One of the best ways to overcome this is by bombarding your primitive brain with the opposite message. Write up an evidence sheet (MRI was clean, sat that one time for 2 hours without pain, history of other PPD symptoms, etc.) and throw it up on your refrigerator. Tell yourself daily, with confidence, “I know this is PPD, and here’s why...” With time, it’s possible to override this more primitive voice.

There’s a deeper answer to this question, though.

The pain isn’t the real distraction from painful unconscious emotions. The real distraction is the preoccupation around the pain: the fear of whether it will ever go away; the monitoring of whether it was better or worse than the day before; and the psychological struggle over whether or not it’s PPD.

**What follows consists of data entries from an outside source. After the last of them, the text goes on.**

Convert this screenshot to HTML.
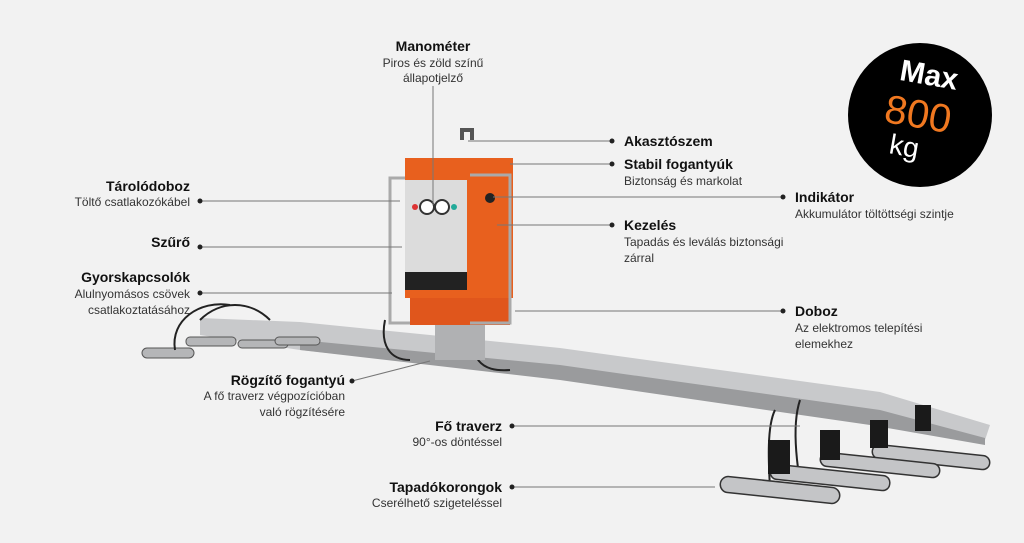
<!DOCTYPE html>
<html><head><meta charset="utf-8"><style>
html,body{margin:0;padding:0;background:#f2f2f2;}
svg{display:block;font-family:"Liberation Sans",sans-serif;}
.b{font-weight:bold;font-size:14px;fill:#111;}
.s{font-size:12px;fill:#333;}
.l{stroke:#777;stroke-width:1;fill:none;}
</style></head><body>
<svg width="1024" height="543" viewBox="0 0 1024 543" xmlns="http://www.w3.org/2000/svg">
<rect width="1024" height="543" fill="#f2f2f2"/>
<!-- beam -->
<polygon points="200,318 300,322 560,348 880,392 990,425 985,440 870,420 560,378 300,350 200,335" fill="#c8c9cb"/>
<polygon points="300,340 560,365 880,410 985,438 985,445 870,425 560,380 300,350" fill="#9a9b9d"/>
<!-- left pads -->
<g fill="#b5b6b8" stroke="#555" stroke-width="1">
<rect x="142" y="348" width="52" height="10" rx="5"/>
<rect x="186" y="337" width="50" height="9" rx="4"/>
<rect x="238" y="340" width="50" height="8" rx="4"/>
<rect x="275" y="337" width="45" height="8" rx="4"/>
</g>
<g stroke="#222" stroke-width="2" fill="none">
<path d="M175,350 C170,320 200,300 230,305"/><path d="M200,320 C220,300 250,300 270,320"/>
<path d="M385,320 C380,345 390,360 410,360"/><path d="M470,320 C470,360 480,372 510,370"/>
<path d="M775,410 C765,430 770,480 770,490"/><path d="M800,400 C790,430 800,480 800,480"/>
</g>
<!-- right pads -->
<g fill="#c4c5c7" stroke="#333" stroke-width="1.5">
<rect x="872" y="450" width="118" height="14" rx="7" transform="rotate(6 930 457)"/>
<rect x="820" y="458" width="120" height="14" rx="7" transform="rotate(6 880 465)"/>
<rect x="770" y="470" width="120" height="15" rx="7" transform="rotate(6 830 478)"/>
<rect x="720" y="482" width="120" height="16" rx="8" transform="rotate(6 780 490)"/>
</g>
<g fill="#1a1a1a"><rect x="768" y="440" width="22" height="34"/><rect x="820" y="430" width="20" height="30"/><rect x="870" y="420" width="18" height="28"/><rect x="915" y="405" width="16" height="26"/></g>
<!-- central unit -->
<rect x="435" y="310" width="50" height="50" fill="#b0b1b3"/>
<rect x="410" y="290" width="100" height="35" fill="#e0561c"/>
<path d="M462,140 l0,-10 h10 v10" stroke="#555" stroke-width="4" fill="none"/>
<rect x="405" y="158" width="108" height="140" fill="#e8601e"/>
<rect x="405" y="180" width="62" height="110" fill="#dcdcdc"/>
<rect x="405" y="272" width="62" height="18" fill="#222"/>
<circle cx="427" cy="207" r="7" fill="#fff" stroke="#333" stroke-width="2"/>
<circle cx="442" cy="207" r="7" fill="#fff" stroke="#333" stroke-width="2"/>
<circle cx="415" cy="207" r="3" fill="#d33"/><circle cx="454" cy="207" r="3" fill="#2a9"/>
<path d="M405,178 h-15 v145 h20 M470,175 h40 v148 h-40" stroke="#aaa" stroke-width="3" fill="none"/>
<circle cx="490" cy="198" r="5" fill="#222"/>
<!-- connectors -->
<g class="l">
<line x1="433" y1="86" x2="433" y2="205"/>
<line x1="468" y1="141" x2="612" y2="141"/>
<line x1="510" y1="164" x2="612" y2="164"/>
<line x1="493" y1="197" x2="783" y2="197"/>
<line x1="497" y1="225" x2="612" y2="225"/>
<line x1="515" y1="311" x2="783" y2="311"/>
<line x1="200" y1="201" x2="400" y2="201"/>
<line x1="200" y1="247" x2="402" y2="247"/>
<line x1="200" y1="293" x2="392" y2="293"/>
<line x1="352" y1="381" x2="430" y2="361"/>
<line x1="512" y1="426" x2="800" y2="426"/>
<line x1="512" y1="487" x2="715" y2="487"/>
</g>
<g fill="#222">
<circle cx="612" cy="141" r="2.5"/><circle cx="612" cy="164" r="2.5"/><circle cx="783" cy="197" r="2.5"/>
<circle cx="612" cy="225" r="2.5"/><circle cx="783" cy="311" r="2.5"/><circle cx="200" cy="201" r="2.5"/>
<circle cx="200" cy="247" r="2.5"/><circle cx="200" cy="293" r="2.5"/><circle cx="352" cy="381" r="2.5"/>
<circle cx="512" cy="426" r="2.5"/><circle cx="512" cy="487" r="2.5"/>
</g>
<!-- labels -->
<g text-anchor="middle"><text x="433" y="51" class="b">Manométer</text><text x="433" y="67" class="s">Piros és zöld színű</text><text x="433" y="82" class="s">állapotjelző</text></g>
<text x="624" y="146" class="b">Akasztószem</text>
<text x="624" y="169" class="b">Stabil fogantyúk</text><text x="624" y="185" class="s">Biztonság és markolat</text>
<text x="795" y="202" class="b">Indikátor</text><text x="795" y="218" class="s">Akkumulátor töltöttségi szintje</text>
<text x="624" y="230" class="b">Kezelés</text><text x="624" y="246" class="s">Tapadás és leválás biztonsági</text><text x="624" y="262" class="s">zárral</text>
<text x="795" y="316" class="b">Doboz</text><text x="795" y="332" class="s">Az elektromos telepítési</text><text x="795" y="348" class="s">elemekhez</text>
<g text-anchor="end">
<text x="190" y="191" class="b">Tárolódoboz</text><text x="190" y="206" class="s">Töltő csatlakozókábel</text>
<text x="190" y="247" class="b">Szűrő</text>
<text x="190" y="282" class="b">Gyorskapcsolók</text><text x="190" y="298" class="s">Alulnyomásos csövek</text><text x="190" y="314" class="s">csatlakoztatásához</text>
<text x="345" y="385" class="b">Rögzítő fogantyú</text><text x="345" y="400" class="s">A fő traverz végpozícióban</text><text x="345" y="416" class="s">való rögzítésére</text>
<text x="502" y="431" class="b">Fő traverz</text><text x="502" y="446" class="s">90°-os döntéssel</text>
<text x="502" y="492" class="b">Tapadókorongok</text><text x="502" y="507" class="s">Cserélhető szigeteléssel</text>
</g>
<!-- badge -->
<circle cx="920" cy="115" r="72" fill="#000"/>
<g transform="rotate(10 920 115)" text-anchor="middle">
<text x="922" y="84" font-size="30" font-weight="bold" fill="#fff">Max</text>
<text x="918" y="128" font-size="40" fill="#f07820">800</text>
<text x="910" y="158" font-size="28" fill="#fff">kg</text>
</g>
</svg>
</body></html>
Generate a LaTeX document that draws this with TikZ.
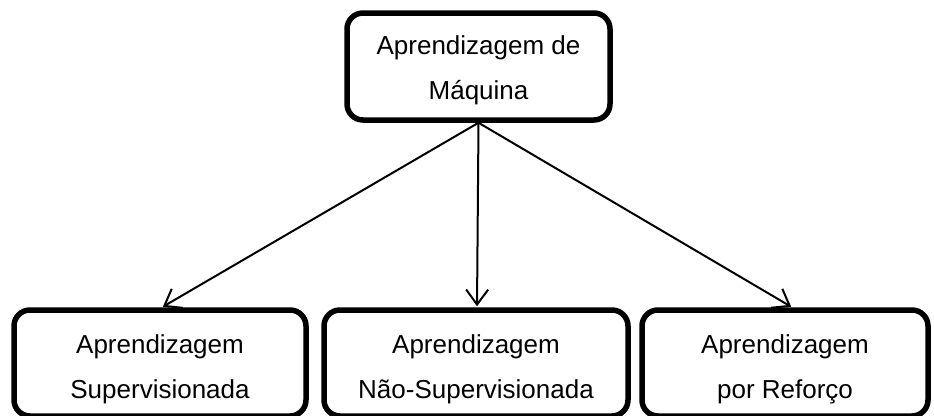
\documentclass[tikz,border=0pt]{standalone}
\usepackage{fontspec}
\setmainfont{Liberation Sans}
\usetikzlibrary{arrows.meta}
\begin{document}
\begin{tikzpicture}[x=1pt,y=-1pt,
  box/.style={draw, line width=5.5pt, rounded corners=16pt, inner sep=0pt},
  txt/.style={align=center, font=\fontsize{26}{45}\selectfont, inner sep=0pt},
  link/.style={line width=2pt, -{Straight Barb[length=15pt,width=22pt,line width=2pt]}, shorten >=1pt}]
\useasboundingbox (0,0) rectangle (934,415);

% root category
\node[box, minimum width=263pt, minimum height=107pt] (ml) at (478.5,66.5) {};
\node[txt, yshift=-4pt] (mlt) at (ml.center) {Aprendizagem de\\Máquina};

% three learning paradigms
\node[box, minimum width=292pt, minimum height=106pt] (sup) at (160,363) {};
\node[box, minimum width=304pt, minimum height=106pt] (uns) at (476,363) {};
\node[box, minimum width=286pt, minimum height=106pt] (ref) at (785,363) {};
\node[txt, yshift=-6pt] (supt) at (sup.center) {Aprendizagem\\Supervisionada};
\node[txt, yshift=-6pt] (unst) at (uns.center) {Aprendizagem\\Não-Supervisionada};
\node[txt, yshift=-6pt] (reft) at (ref.center) {Aprendizagem\\por Reforço};

% connectors
\draw[link] (ml.south) -- ([xshift=2pt]sup.north);
\draw[link] (ml.south) -- ([xshift=1pt]uns.north);
\draw[link] (ml.south) -- ([xshift=7pt]ref.north);
\end{tikzpicture}
\end{document}
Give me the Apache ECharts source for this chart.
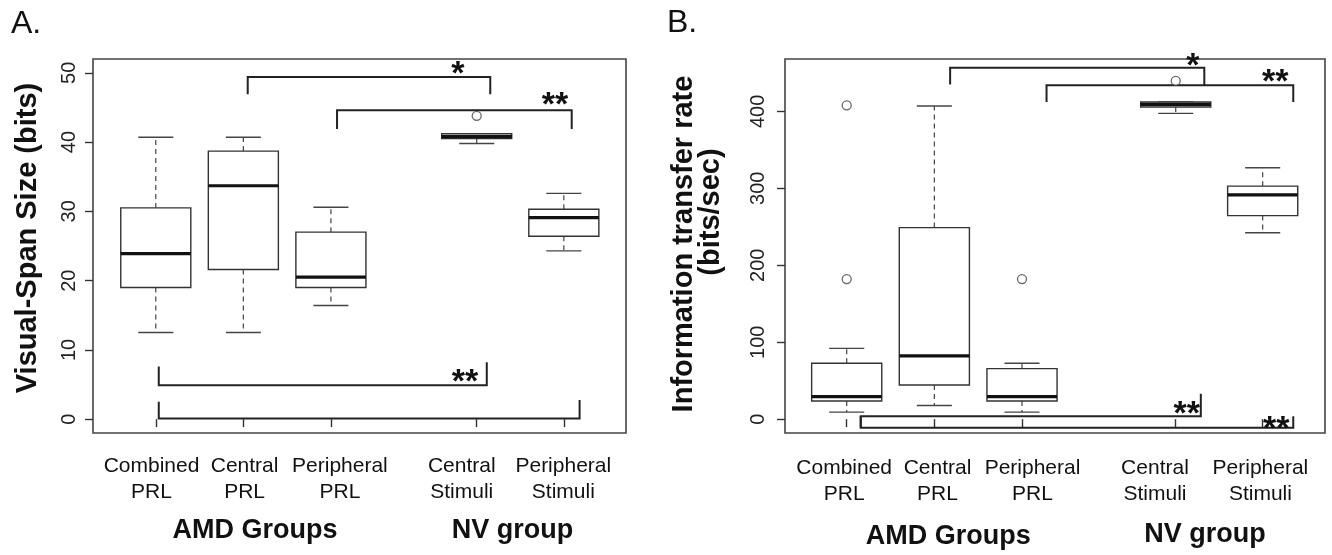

This struggle, this back and forth between the PPD diagnosis and the structural diagnosis is actually part of the PPD. Your brilliant mind is keeping you preoccupied with the terrifying uncertainty of what to believe.

Tell me if this sounds familiar: “Wait, if it’s really PPD then why would it hurt more in hard chairs?” “Hold on a second, if it was structural then why would it move to different parts of my back?” “But then again, if there’s something wrong with my spine, it’d make sense for different parts of my back to hurt...”

This whole thing, this whole internal struggle is all part of the distraction. Your mind is keeping you preoccupied by pulling you back and forth, accumulating evidence on one side one day and the other side the next.

It’s like an evil genius, actually using thoughts about PPD as part of the PPD. You had no idea your unconscious was so clever.

So here’s what you do. See what’s going on. Recognize that your mind has an ulterior motive to pull you back and forth, and actively avoid engaging. Say to yourself, say out loud, “I know what you’re trying to do. You’re trying to pull me into a state of anxiety by making me stress over what’s causing my pain. I’m not going to buy in.”

To quote a 29 year old Matthew Broderick movie, “The only way to win is not to play the game.”